In the field of artificial intelligence, vision-language models (VLMs) have made significant progress in recent years, especially in 2D visual understanding. As this field continues to develop, researchers have begun to focus on 3D scene understanding. However, due to the scarcity of high-quality spatial data and the limitations of the static viewpoint assumption, existing 3D VLMs often struggle with effective reasoning and generalization. To address these challenges, a research team recently released a new foundational model called 3D-R1.

The core innovation of 3D-R1 lies in significantly improving the reasoning and generalization capabilities of 3D scene understanding through a high-quality synthetic dataset, reinforcement learning, and the introduction of dynamic view selection. Researchers used existing 3D-VL datasets and a data engine based on Gemini2.5Pro to build a high-quality synthetic dataset called Scene-30K. This dataset provides strong initialization data for 3D-R1.

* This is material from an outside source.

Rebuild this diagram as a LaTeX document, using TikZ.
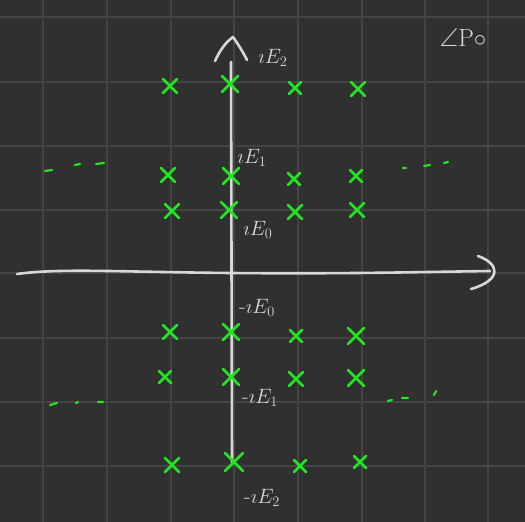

During the training process with reinforcement learning, 3D-R1 introduced various reward functions, including perceptual rewards, semantic similarity rewards, and formatting rewards, aiming to enhance the model's reasoning capabilities while ensuring the accuracy of detection and the semantic precision of answers. In addition, 3D-R1 adopts a dynamic view selection strategy that can adaptively select the most reference-worthy perspectives for 3D scene understanding.

Through a series of experiments, 3D-R1 achieved an average improvement of 10% in multiple 3D scene benchmarks, proving its effectiveness in enhancing the reasoning and generalization capabilities of 3D scene understanding. The research team stated that the release of 3D-R1 marks an important milestone in the research of 3D vision-language models, laying a solid foundation for future related research and applications.